-- Begin Supplied information --
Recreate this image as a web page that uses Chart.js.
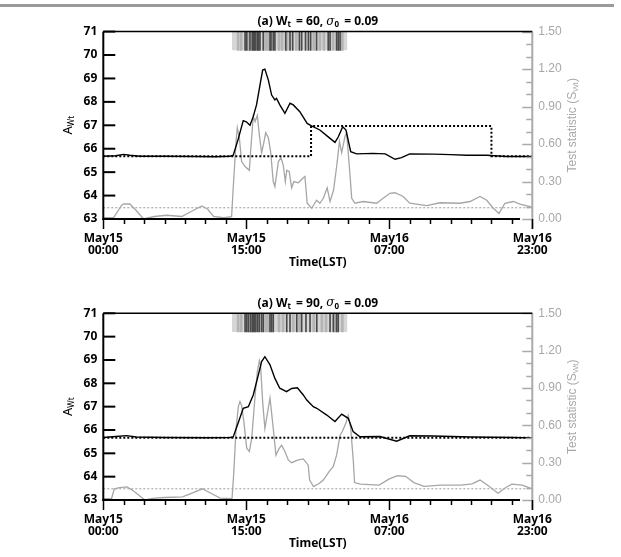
-- End Supplied information --
-- Begin Supplied information --
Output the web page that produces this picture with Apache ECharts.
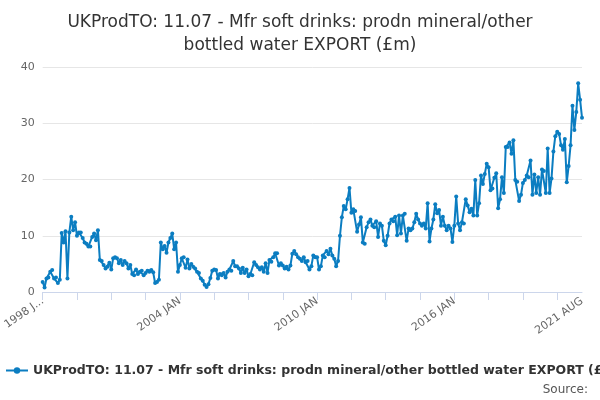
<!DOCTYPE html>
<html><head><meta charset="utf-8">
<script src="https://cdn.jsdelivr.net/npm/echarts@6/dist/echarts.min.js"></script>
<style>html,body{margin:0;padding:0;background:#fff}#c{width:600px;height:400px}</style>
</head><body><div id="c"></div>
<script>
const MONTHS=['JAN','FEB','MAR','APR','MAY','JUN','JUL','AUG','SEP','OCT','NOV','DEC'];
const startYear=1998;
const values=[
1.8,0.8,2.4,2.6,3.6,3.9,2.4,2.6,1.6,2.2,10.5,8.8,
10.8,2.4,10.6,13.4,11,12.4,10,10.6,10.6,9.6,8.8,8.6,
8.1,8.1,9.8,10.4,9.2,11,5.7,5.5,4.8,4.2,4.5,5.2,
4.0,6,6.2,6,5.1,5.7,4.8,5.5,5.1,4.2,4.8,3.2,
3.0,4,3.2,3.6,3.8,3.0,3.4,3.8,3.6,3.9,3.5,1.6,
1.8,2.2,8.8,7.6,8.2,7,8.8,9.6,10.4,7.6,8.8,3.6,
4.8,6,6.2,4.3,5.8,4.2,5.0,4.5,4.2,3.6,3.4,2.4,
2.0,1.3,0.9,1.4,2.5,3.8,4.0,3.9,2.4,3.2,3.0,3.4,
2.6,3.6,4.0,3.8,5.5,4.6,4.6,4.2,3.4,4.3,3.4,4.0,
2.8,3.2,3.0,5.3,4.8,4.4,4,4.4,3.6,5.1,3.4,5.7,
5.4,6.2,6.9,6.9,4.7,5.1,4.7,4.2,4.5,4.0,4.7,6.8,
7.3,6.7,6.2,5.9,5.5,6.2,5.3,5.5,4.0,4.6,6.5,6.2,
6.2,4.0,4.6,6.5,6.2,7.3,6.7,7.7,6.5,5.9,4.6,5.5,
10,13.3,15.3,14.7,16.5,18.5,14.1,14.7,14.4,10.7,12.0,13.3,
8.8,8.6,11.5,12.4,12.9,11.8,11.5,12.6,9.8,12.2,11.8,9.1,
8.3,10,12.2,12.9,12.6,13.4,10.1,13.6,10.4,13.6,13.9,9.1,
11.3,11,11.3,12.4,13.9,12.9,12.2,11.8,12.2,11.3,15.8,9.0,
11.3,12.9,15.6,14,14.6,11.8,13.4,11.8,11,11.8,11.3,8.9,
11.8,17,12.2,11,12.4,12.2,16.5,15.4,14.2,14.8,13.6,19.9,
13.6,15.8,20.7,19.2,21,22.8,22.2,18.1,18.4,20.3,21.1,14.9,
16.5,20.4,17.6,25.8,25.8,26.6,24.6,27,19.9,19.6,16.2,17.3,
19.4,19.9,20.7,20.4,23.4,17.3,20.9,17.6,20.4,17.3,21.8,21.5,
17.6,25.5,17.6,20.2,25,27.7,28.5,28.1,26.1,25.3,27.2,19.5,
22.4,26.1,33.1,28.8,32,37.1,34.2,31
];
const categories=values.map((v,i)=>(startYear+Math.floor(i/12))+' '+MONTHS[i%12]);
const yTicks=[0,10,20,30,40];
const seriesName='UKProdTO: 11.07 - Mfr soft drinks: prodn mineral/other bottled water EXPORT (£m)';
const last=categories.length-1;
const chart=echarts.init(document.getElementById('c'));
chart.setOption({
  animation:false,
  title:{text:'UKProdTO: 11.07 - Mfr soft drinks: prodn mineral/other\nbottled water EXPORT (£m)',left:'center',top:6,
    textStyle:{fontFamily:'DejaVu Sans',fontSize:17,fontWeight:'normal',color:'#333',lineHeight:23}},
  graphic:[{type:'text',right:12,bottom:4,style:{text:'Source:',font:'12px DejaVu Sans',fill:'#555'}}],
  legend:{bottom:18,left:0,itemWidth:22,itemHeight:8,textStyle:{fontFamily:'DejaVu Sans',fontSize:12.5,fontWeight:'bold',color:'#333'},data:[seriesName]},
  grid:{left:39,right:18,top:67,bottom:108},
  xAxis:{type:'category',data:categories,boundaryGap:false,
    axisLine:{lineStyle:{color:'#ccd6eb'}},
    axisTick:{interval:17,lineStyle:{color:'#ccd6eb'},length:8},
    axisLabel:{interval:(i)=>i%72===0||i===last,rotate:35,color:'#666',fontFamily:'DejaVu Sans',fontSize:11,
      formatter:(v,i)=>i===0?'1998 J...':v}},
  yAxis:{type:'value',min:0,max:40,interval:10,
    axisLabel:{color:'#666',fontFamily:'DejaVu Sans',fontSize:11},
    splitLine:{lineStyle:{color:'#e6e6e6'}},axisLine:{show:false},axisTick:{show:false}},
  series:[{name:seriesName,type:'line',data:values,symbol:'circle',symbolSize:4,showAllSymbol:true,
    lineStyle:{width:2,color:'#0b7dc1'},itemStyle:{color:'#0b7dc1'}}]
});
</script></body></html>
-- End Supplied information --
-- Begin Supplied information --
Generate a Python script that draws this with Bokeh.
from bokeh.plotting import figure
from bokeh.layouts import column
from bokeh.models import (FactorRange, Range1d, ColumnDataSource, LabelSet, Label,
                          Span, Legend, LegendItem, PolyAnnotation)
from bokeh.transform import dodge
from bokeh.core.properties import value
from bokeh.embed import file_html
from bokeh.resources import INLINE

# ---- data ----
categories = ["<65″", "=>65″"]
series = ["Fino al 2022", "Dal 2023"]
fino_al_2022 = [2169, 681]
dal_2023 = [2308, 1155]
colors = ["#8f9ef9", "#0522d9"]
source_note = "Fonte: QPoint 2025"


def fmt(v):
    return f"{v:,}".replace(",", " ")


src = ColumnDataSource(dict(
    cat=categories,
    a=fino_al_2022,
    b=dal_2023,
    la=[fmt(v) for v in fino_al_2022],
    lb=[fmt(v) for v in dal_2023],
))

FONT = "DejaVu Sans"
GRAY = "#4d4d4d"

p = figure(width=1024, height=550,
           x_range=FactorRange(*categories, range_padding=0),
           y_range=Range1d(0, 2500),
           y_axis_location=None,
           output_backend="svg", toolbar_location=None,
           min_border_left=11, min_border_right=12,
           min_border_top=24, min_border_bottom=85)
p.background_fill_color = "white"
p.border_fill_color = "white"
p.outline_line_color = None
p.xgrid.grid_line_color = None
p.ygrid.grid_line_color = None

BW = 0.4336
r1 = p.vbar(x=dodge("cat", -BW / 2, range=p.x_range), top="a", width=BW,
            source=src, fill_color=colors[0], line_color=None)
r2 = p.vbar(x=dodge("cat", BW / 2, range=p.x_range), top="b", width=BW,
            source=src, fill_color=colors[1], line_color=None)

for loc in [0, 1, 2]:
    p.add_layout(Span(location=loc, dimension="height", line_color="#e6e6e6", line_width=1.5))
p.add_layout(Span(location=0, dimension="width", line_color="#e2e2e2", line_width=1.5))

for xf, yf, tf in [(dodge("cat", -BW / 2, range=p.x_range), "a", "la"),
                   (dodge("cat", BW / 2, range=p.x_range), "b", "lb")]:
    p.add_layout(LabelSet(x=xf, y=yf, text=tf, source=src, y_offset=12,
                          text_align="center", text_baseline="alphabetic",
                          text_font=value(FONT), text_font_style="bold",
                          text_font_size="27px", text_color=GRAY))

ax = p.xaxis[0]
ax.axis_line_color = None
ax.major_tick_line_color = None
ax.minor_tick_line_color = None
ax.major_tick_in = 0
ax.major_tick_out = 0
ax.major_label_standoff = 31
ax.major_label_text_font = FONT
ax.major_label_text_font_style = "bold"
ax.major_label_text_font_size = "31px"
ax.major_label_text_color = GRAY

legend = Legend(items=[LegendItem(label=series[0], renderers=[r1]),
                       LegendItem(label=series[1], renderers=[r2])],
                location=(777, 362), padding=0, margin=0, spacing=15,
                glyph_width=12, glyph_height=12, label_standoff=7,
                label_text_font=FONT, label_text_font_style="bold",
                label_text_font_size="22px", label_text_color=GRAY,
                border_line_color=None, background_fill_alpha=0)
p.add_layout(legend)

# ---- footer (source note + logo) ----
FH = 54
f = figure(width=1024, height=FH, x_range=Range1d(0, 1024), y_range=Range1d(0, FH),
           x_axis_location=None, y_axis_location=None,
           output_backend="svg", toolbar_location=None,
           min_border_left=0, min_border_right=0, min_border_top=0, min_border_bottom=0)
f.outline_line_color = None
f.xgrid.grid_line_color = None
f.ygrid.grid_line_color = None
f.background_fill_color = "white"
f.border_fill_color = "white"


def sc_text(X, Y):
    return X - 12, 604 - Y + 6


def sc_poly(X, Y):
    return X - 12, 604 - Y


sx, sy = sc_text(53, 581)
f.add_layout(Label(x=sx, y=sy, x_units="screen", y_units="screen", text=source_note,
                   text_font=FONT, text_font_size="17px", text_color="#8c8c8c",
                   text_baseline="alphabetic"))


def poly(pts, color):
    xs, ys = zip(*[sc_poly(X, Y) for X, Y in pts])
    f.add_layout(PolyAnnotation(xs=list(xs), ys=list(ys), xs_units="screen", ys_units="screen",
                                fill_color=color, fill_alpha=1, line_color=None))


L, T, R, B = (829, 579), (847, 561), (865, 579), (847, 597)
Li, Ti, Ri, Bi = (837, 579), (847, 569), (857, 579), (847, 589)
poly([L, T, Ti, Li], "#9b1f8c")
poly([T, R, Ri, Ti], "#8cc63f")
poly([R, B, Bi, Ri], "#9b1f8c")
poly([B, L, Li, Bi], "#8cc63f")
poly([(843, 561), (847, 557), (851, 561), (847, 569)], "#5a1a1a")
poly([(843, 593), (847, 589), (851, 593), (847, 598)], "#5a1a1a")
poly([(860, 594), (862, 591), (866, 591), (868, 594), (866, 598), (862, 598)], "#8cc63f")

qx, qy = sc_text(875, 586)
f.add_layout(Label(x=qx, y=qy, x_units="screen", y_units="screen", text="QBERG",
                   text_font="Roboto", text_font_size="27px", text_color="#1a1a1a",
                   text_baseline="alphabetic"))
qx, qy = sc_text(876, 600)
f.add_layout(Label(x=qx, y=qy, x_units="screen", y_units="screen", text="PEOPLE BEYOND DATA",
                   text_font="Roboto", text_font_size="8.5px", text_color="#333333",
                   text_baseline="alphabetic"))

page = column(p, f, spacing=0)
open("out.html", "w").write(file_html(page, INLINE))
-- End Supplied information --
### The request
Read through the entries and copy every line that includes "with".

### Completed exercise
Output the web page that produces this picture with Apache ECharts.
Generate a Python script that draws this with Bokeh.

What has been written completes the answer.